Acho maravilhoso esse seu encantamento pelos livros! Boas e saudáveis leituras para este fim de semana (se possível em frente a uma bela lareira)! Gosto de pessoas que apreciam a leitura de um livro. São gente boa, seguramente!
P.Rufino

Pôr do Sol disse...

Livros, esses queridos amigos que estão lá sempre que necessitamos de companhia, de esclarecimentos, de sonhar.
Adoro, desde criança, o cheirinho dos livros novos.
Em cima de mesa de cabeceira tenho sempre dois ou tres, o que irrita o meu marido, considera desarrumação, porque lê um de cada vez.
Para mim o que leio tem a ver com o estado de espirito.
Quando há 17 anos mudei de casa, encaixotei-os por temas, pouco a pouco têm vindo da arrecadação, porque gosto de reler alguns que me lembram épocas ou viagens.
Recentemente fui contactada pelo C.Leitores de onde fui sócia há mais de 30 anos e desisti porque às tantas vendiam tudo menos livros.
Agora acedi, o jovem que me contactou estava tão bem brifado e tinha tanta vontade de apresentar trabalho que me convenceu a ajudá-lo.
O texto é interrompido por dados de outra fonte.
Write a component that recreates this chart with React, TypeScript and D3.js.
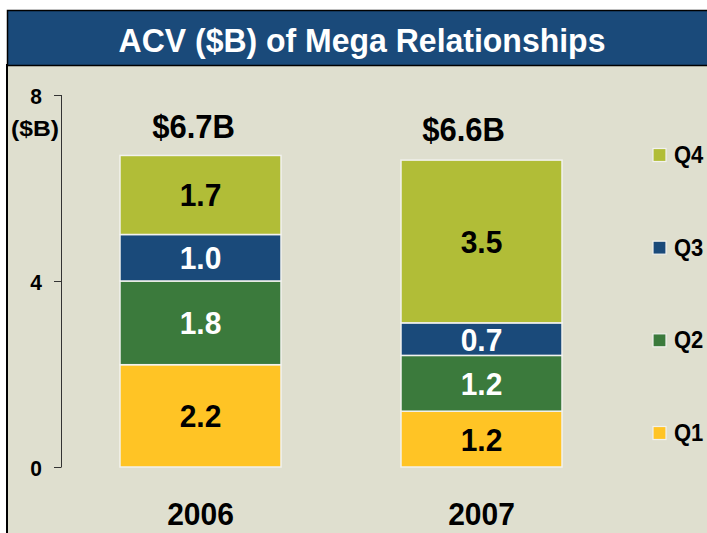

Acontece-me o mesmo com o sr. que faz a entrega, pessoa que já ultrapassou os setenta, mas que tem filhos e netos para ajudar.
Aqui no bairro tenho uma optima livraria onde passo bons momentos, mas fico incredula com a quantidade de livros que saiem todos os dias, toda a gente escreve, tudo é editado e pior tudo se compra.
Agora compro menos livros. Eu e os meus amigos. No nosso nucleo muitas das novidades circulam de casa em casa o que facilita a arrumação, mas não concebo uma casa sem livros. Eles fazem parte de nós.
Desejo um bom fim de semana com poucas constipações e muitos livros.